FIG. 6 is another cross-sectional diagram of an embodiment of a drill bit 104. This embodiment may contain a biasing element 206 that engages the hammer 200. A second near-sealing surface 611 may contact a washer 650 with a surface of at least 58 HRc that inhibits fluid communication with the biasing element 206. The second near-sealing surface 611 of the hammer 200 may have a hardness of at least 58 HRc and may be bonded to an undercut 640. A first near-sealing surface 619 may contact a first seat 605 of the hammer 200. The first near-sealing surface 619 may comprise a material of at least 58 HRc. The hammer 200 may also have a second seat 601 that may contact the first seat 605 to limit the displacement of the hammer 200. The first seat 605 and the second seat 601 may comprise a material of at least 58 HRc. The hammer 200 may also be supported by a single bearing 215, which bearing may also include a bearing material having a hardness of at least 58 HRc. The drill bit 104 may also contain a nozzle 651 disposed within an opening 614 to control the fluid flow that may exit the working face 207 of the drill bit 104.

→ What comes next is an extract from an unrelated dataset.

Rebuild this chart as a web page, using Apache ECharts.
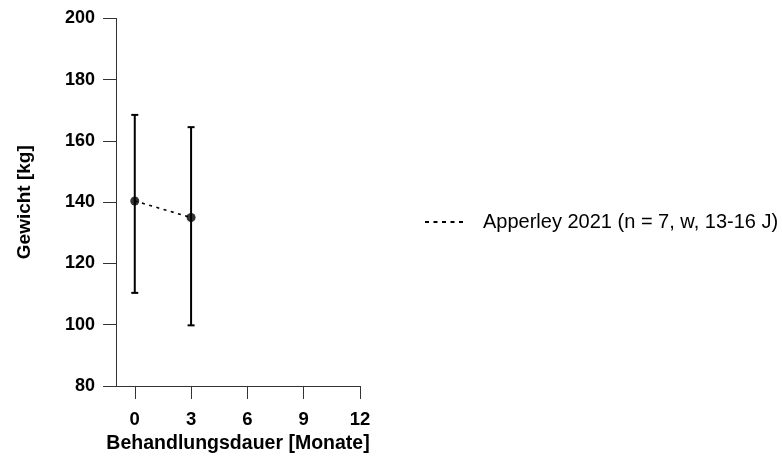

FIG. 7 is another cross-sectional diagram of an embodiment of a drill bit. In this embodiment, opposing spring pressures 751, 752 and a formation pressure 750 may determine the position of the hammer 200. A first spring 700 may be generally coaxial with the hammer 200 and disposed with the chamber 707. The first spring 700 may engage the top face 721 of an enlarged portion 640 of the hammer 200, pushing the hammer 200 against the formation 105. A second spring 717 engages the bottom face 718 of an undercut of the enlarged portion 640. In this embodiment the first spring 700 transfers the formation pressure to a plate 702, which physically contacts the body portion 208 of the drill bit 104. Spring 700 may absorb shocks or other vibrations that may be induced during drilling. Sealing elements 710 may be intermediate the hammer 200 and the wall 760 of the chamber 707, which may prevent fluid from entering the chamber 707 and corroding the spring 700. Another sealing element 711 may be intermediate the wall 760 of the chamber 707 and the hammer 200.

During manufacturing, the chamber 707 may be formed in the body portion 208 with a mill or lathe having a cutting tool which enters the body portion 208 from the face end 207. In other embodiments, the chamber 707 may also be formed into the body portion 208 with a cutting tool which enters the body portion from the shank end 209. The hammer 200 may be inserted from the shank end 209.

Whereas the present invention has been described in particular relation to the drawings attached hereto, it should be understood that other and further modifications apart from those shown or suggested herein, may be made within the scope and spirit of the present invention.